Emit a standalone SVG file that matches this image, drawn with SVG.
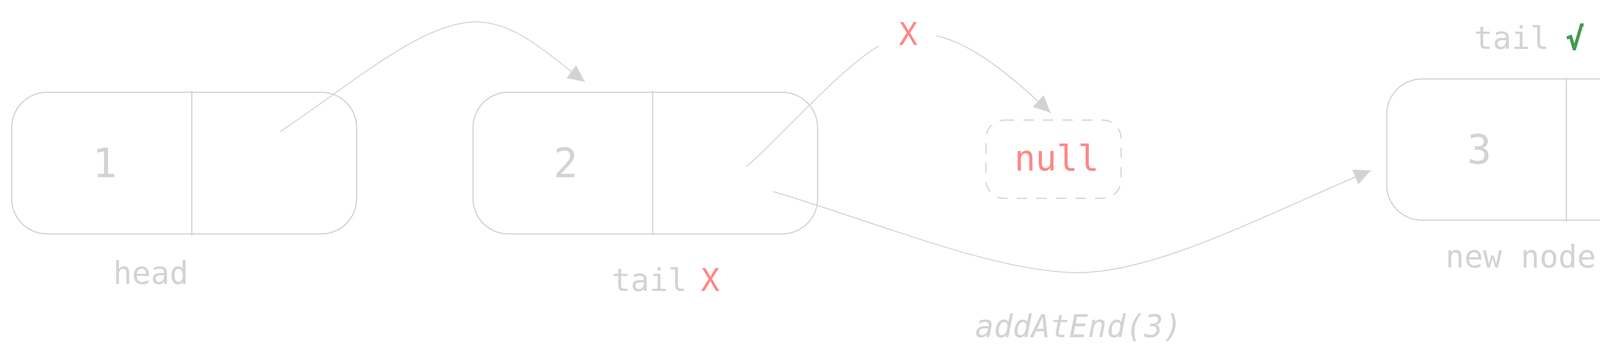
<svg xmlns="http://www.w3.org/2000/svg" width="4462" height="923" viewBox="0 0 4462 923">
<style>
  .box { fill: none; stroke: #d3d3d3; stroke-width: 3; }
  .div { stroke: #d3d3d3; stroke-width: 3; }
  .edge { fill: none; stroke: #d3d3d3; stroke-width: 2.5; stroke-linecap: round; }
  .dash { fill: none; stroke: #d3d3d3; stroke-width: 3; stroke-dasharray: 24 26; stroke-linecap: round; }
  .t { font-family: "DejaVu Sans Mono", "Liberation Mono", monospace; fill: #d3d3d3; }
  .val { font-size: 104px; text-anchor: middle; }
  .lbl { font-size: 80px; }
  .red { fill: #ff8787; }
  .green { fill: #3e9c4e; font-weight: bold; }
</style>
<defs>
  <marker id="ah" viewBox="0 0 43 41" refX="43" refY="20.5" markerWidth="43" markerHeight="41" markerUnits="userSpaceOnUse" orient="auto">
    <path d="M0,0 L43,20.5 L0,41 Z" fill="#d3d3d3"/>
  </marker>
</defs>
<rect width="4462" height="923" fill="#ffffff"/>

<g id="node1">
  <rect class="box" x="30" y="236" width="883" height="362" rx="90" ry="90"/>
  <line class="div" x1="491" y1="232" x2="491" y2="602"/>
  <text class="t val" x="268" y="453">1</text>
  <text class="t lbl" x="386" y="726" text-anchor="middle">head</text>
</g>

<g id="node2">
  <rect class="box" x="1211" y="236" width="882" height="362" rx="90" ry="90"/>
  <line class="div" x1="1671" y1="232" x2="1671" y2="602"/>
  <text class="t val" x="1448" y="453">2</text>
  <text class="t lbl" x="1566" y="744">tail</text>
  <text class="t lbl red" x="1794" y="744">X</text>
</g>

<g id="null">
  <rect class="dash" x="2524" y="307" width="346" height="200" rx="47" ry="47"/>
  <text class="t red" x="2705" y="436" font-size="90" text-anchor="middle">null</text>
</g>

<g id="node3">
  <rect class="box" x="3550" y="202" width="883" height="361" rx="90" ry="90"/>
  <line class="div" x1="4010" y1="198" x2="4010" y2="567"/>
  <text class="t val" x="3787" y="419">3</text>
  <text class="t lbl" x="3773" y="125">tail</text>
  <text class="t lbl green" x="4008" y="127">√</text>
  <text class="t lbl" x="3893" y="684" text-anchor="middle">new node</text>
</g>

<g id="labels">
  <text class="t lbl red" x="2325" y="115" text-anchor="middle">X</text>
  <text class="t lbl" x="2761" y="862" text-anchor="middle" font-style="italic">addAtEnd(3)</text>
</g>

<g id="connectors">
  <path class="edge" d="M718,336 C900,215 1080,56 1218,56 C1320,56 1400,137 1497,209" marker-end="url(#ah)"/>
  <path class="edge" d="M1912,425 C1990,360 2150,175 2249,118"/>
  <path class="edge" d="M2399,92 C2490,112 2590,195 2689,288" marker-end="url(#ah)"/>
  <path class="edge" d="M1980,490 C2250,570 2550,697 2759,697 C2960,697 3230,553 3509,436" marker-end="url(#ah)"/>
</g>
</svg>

:: Your instructions ::
Quote the data above in full and without alteration; skip the pictures.

:: Response below ::
Emit a standalone SVG file that matches this image, drawn with SVG.
<svg xmlns="http://www.w3.org/2000/svg" width="4462" height="923" viewBox="0 0 4462 923">
<style>
  .box { fill: none; stroke: #d3d3d3; stroke-width: 3; }
  .div { stroke: #d3d3d3; stroke-width: 3; }
  .edge { fill: none; stroke: #d3d3d3; stroke-width: 2.5; stroke-linecap: round; }
  .dash { fill: none; stroke: #d3d3d3; stroke-width: 3; stroke-dasharray: 24 26; stroke-linecap: round; }
  .t { font-family: "DejaVu Sans Mono", "Liberation Mono", monospace; fill: #d3d3d3; }
  .val { font-size: 104px; text-anchor: middle; }
  .lbl { font-size: 80px; }
  .red { fill: #ff8787; }
  .green { fill: #3e9c4e; font-weight: bold; }
</style>
<defs>
  <marker id="ah" viewBox="0 0 43 41" refX="43" refY="20.5" markerWidth="43" markerHeight="41" markerUnits="userSpaceOnUse" orient="auto">
    <path d="M0,0 L43,20.5 L0,41 Z" fill="#d3d3d3"/>
  </marker>
</defs>
<rect width="4462" height="923" fill="#ffffff"/>

<g id="node1">
  <rect class="box" x="30" y="236" width="883" height="362" rx="90" ry="90"/>
  <line class="div" x1="491" y1="232" x2="491" y2="602"/>
  <text class="t val" x="268" y="453">1</text>
  <text class="t lbl" x="386" y="726" text-anchor="middle">head</text>
</g>

<g id="node2">
  <rect class="box" x="1211" y="236" width="882" height="362" rx="90" ry="90"/>
  <line class="div" x1="1671" y1="232" x2="1671" y2="602"/>
  <text class="t val" x="1448" y="453">2</text>
  <text class="t lbl" x="1566" y="744">tail</text>
  <text class="t lbl red" x="1794" y="744">X</text>
</g>

<g id="null">
  <rect class="dash" x="2524" y="307" width="346" height="200" rx="47" ry="47"/>
  <text class="t red" x="2705" y="436" font-size="90" text-anchor="middle">null</text>
</g>

<g id="node3">
  <rect class="box" x="3550" y="202" width="883" height="361" rx="90" ry="90"/>
  <line class="div" x1="4010" y1="198" x2="4010" y2="567"/>
  <text class="t val" x="3787" y="419">3</text>
  <text class="t lbl" x="3773" y="125">tail</text>
  <text class="t lbl green" x="4008" y="127">√</text>
  <text class="t lbl" x="3893" y="684" text-anchor="middle">new node</text>
</g>

<g id="labels">
  <text class="t lbl red" x="2325" y="115" text-anchor="middle">X</text>
  <text class="t lbl" x="2761" y="862" text-anchor="middle" font-style="italic">addAtEnd(3)</text>
</g>

<g id="connectors">
  <path class="edge" d="M718,336 C900,215 1080,56 1218,56 C1320,56 1400,137 1497,209" marker-end="url(#ah)"/>
  <path class="edge" d="M1912,425 C1990,360 2150,175 2249,118"/>
  <path class="edge" d="M2399,92 C2490,112 2590,195 2689,288" marker-end="url(#ah)"/>
  <path class="edge" d="M1980,490 C2250,570 2550,697 2759,697 C2960,697 3230,553 3509,436" marker-end="url(#ah)"/>
</g>
</svg>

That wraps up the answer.